행렬의 로그를 계산하자

지수에 행렬을 올리거나, 행렬의 로그를 계산해보자.

여기의 내용은 [1]을 나름대로 재구성해 봤음. (사실 뭐 문제를 그냥 푼 것에 지나지 않지만-_-) [2]를 참고할 것.

0. notation >

$gl(n, C)$ is the set of $n \times n$ matrices whose entries are complex numbers.
$GL(n, C)$ is the subset of $gl(n, C)$ whose determinant is not zero.
$E$ denotes the identity matrix.

1. definition > exp A, log A

$\displaystyle \exp A = E + A + \frac{A^2}{2!} + \cdots + \frac{A^n}{n!}+\cdots$

$\log A$ is a matrix $X$ such that $\exp X = A$.

2. properties > properties of exp A

If $B \in GL(n, C)$ , then $B(\exp A)B^{-1} = \exp(BAB^{-1})$. (easy)
If $AB = BA$ , then $\exp(A + B) = (\exp A)(\exp B)$. (easy)
$\det(\exp A) = \exp(\mathrm{Tr} A)$.
($\because$ Determinent is product of eigenvalues and trace is sum of eigenvalues)
$\therefore \exp A \in GL(n, C)$ for $\forall A \in gl(n, C)$
$(\exp A)^{-1} = \exp(-A)$ . (easy)

3. example > calculation of exp A

Let $A = \begin{bmatrix} 1&2\\3&4 \end{bmatrix}$
The eigenvalues of $A$ are 5, -2. The eignevectors of $A$ are (1, 1), (4, -3).

Let $Q = \begin{bmatrix} 1&4 \\ 1&-3 \end{bmatrix}$ and $D = \begin{bmatrix} 5&0 \\ 0&-2 \end{bmatrix}$

$\therefore Q^{-1}AQ = D \to A = QDQ^{-1}$

$\exp A = \exp(QDQ^{-1}) = Q(\exp D)Q^{-1}$.

Clearly, $\exp D = \begin{bmatrix} e^5 & 0 \\ 0 & e^{-2} \end{bmatrix}$

$\therefore \displaystyle \exp A = \frac{1}{7} \begin{bmatrix} 3e^5 +4e^{-2} & 4e^5 - 4e^{-2} \\ 3e^5 - 3e^{-2} & 4e^5 + 3e^{-2} \end{bmatrix}$

4. fact > Jordan canonical form

Every matrix in $gl(n, C)$ is similar to some Jordan canonical matrix.

5. step 1 > log A

Since the upper fact, $A$ is similar to Jordan canonical matrix.
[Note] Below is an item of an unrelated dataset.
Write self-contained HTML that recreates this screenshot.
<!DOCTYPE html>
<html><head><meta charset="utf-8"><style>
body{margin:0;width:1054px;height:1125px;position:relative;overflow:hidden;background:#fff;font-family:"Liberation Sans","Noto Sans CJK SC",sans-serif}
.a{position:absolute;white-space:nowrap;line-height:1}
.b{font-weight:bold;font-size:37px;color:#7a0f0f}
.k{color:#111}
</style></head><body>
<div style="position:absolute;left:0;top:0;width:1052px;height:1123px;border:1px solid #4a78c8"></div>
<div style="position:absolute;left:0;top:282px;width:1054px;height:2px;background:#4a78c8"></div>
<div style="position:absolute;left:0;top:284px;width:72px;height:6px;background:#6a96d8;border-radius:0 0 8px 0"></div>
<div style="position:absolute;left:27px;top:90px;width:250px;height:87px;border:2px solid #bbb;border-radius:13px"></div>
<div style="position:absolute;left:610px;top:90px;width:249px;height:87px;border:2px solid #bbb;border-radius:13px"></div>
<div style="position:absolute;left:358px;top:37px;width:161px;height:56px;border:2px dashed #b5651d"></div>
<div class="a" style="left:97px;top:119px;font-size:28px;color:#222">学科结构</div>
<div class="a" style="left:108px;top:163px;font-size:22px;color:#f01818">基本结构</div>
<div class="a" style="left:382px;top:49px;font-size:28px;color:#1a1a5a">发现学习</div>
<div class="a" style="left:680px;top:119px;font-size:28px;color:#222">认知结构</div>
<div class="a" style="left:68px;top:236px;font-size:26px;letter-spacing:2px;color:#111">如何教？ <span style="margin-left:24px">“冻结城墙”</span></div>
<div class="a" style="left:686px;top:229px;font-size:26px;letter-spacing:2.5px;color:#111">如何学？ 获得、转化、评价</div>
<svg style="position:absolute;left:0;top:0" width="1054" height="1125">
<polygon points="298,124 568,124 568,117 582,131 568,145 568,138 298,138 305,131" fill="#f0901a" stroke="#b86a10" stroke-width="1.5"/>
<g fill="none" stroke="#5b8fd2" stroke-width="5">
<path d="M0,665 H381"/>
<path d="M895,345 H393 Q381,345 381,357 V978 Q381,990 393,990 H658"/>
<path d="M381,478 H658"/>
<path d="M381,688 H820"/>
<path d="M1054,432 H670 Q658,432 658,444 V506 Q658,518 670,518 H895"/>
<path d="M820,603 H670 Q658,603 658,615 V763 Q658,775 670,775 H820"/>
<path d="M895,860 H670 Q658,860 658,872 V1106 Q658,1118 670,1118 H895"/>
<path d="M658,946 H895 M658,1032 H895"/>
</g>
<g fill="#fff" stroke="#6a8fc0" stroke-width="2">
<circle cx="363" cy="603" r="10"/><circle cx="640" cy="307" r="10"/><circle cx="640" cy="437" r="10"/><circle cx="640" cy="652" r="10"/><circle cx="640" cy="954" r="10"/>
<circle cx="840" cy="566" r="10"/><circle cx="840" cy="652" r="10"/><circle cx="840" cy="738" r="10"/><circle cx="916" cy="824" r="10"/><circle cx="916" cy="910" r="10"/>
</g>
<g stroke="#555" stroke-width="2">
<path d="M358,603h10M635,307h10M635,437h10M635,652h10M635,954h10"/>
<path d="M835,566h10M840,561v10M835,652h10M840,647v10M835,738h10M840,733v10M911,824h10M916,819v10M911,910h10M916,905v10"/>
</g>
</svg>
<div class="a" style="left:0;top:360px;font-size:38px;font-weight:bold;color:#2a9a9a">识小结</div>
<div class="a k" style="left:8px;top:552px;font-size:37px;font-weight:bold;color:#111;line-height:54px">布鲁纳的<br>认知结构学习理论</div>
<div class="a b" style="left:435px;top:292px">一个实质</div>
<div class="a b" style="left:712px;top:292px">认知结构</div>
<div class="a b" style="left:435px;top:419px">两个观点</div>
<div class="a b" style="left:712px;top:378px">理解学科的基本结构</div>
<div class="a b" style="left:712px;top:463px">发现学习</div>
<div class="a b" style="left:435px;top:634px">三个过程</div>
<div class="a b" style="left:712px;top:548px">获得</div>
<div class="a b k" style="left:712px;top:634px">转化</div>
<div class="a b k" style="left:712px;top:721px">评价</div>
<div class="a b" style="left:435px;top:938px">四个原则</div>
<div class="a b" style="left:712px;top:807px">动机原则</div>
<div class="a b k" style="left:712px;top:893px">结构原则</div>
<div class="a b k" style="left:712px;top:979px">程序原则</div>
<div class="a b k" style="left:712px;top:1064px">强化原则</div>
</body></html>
Let $A = QJQ^{-1}$ where $J$ is Jordan canonical matrix. Since $\log A = Q(\log J)Q^{-1}$, it is enough to find $\exp J$.

6. step 2 > log J

Let $A_i$ be an Jordan block matrix of Jordan canonical matrix $J$ . then

$\log J = \begin{bmatrix} \log A_1 & & & \\ & \log A_2 & & \\ & & \cdots & \\ & & & \log A_s \end{bmatrix}$

it is enough to find $\log A_s$ where $A_s$ is Jordan block matrix.

7. step 3 > log As

Write $A_s$ as $(\lambda E) N$ where the diagonal entries of $N$ are 1’s. Let $\lambda E = \exp X_1$ , and $N = \exp X_2$ . Since $X_1$ is diagonal, $X_1 X_2 = X_2 X_1$ .
$\therefore \exp(X_1 + X_2 ) = A_s$ . it is enough to find $\log N$ .

8. step 4 > log N

Observe that since sufficiently high powers of the difference $E - N$ vanishes, $N$ has logarithm.
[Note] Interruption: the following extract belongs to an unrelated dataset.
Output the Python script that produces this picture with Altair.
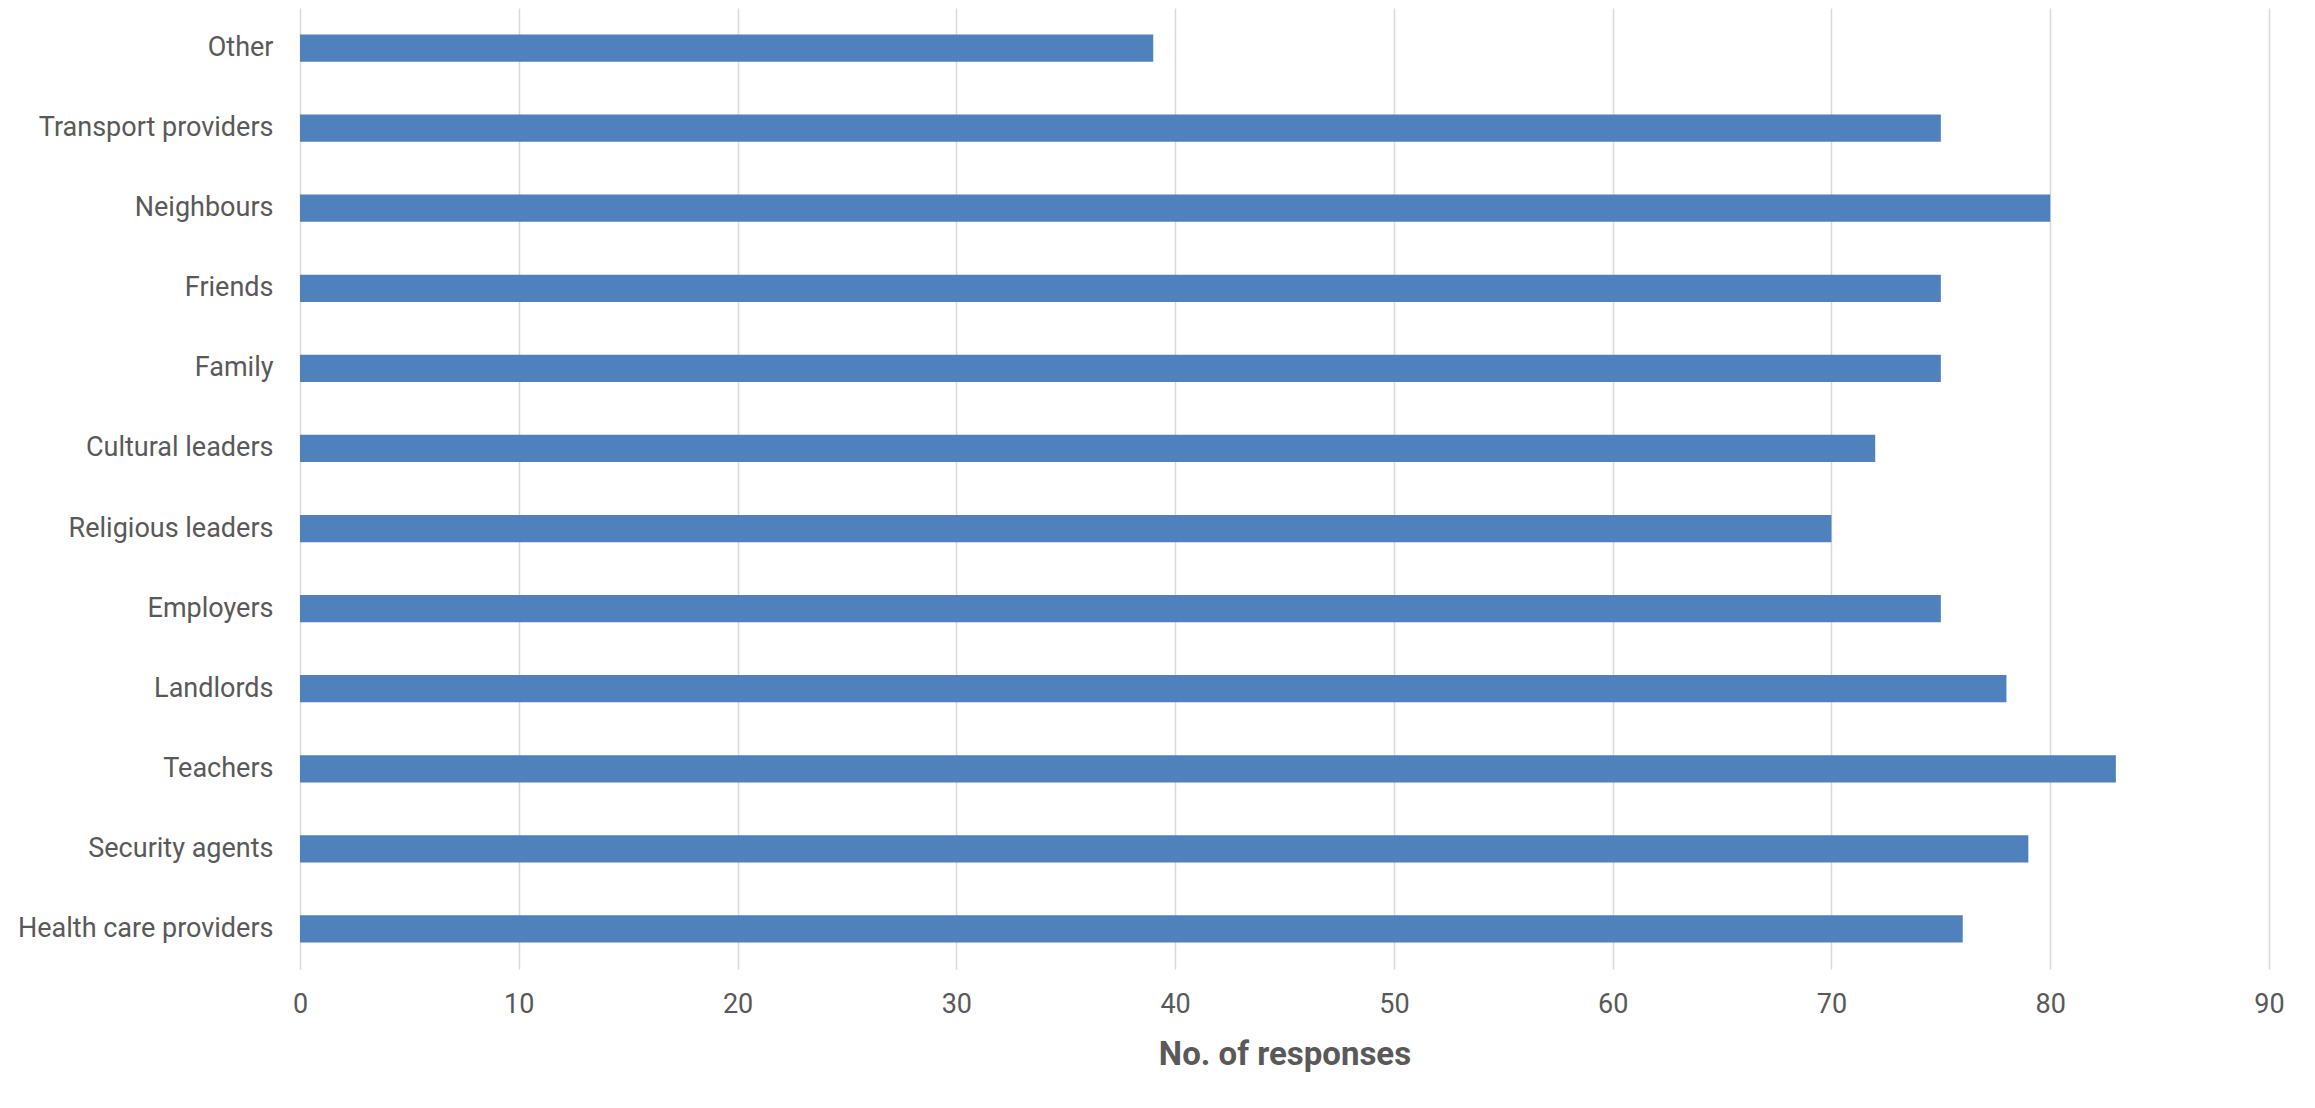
import altair as alt
import pandas as pd

categories = ["Other", "Transport providers", "Neighbours", "Friends", "Family",
              "Cultural leaders", "Religious leaders", "Employers", "Landlords",
              "Teachers", "Security agents", "Health care providers"]
responses = [39, 75, 80, 75, 75, 72, 70, 75, 78, 83, 79, 76]
x_ticks = [0, 10, 20, 30, 40, 50, 60, 70, 80, 90]

df = pd.DataFrame({"category": categories, "responses": responses})

FONT = "Roboto"
GREY = "#595959"

chart = alt.Chart(df).mark_bar(color="#4F81BD").encode(
    x=alt.X("responses:Q",
            scale=alt.Scale(domain=[0, 90], nice=False),
            axis=alt.Axis(values=x_ticks, title="No. of responses", grid=True,
                          gridColor="#D9D9D9", gridWidth=1.5, domain=False, ticks=False,
                          labelFlush=False,
                          labelFont=FONT, labelFontSize=27, labelColor=GREY,
                          labelPadding=22, titleFont=FONT, titleFontSize=33,
                          titleFontWeight="bold", titleColor=GREY, titlePadding=21)),
    y=alt.Y("category:N", sort=categories,
            scale=alt.Scale(paddingInner=0.66, paddingOuter=0.33),
            axis=alt.Axis(title=None, domain=False, ticks=False, grid=False,
                          labelFont=FONT, labelFontSize=27, labelColor=GREY,
                          labelLimit=400, labelPadding=27)),
).properties(
    width=1969, height=961,
    background="white",
    autosize=alt.AutoSizeParams(type="none"),
    padding={"left": 292, "top": 0, "right": 30, "bottom": 120},
).configure_view(stroke=None)

chart.save("out.html", embed_options={"renderer": "svg", "actions": False})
$\displaystyle \log N = - \sum_{k=1}^{\infty}\frac{(E-N)^k}{k}$

Use formal power series argument to show that $\exp(\log N) = N$ .

9. conclusion > exponential function

Exponential function $\exp A$ for $GL(n, C)$ is surjective.

[1] Frank W. Warner, Foundation of Differential Manifolds and Lie Groups, Springer, Graduate Texts in Mathematics 94, 1983, ISBN 3540908943, p134, Chapter 3, exercise 15
[2] Matrix exponential in Wikipedia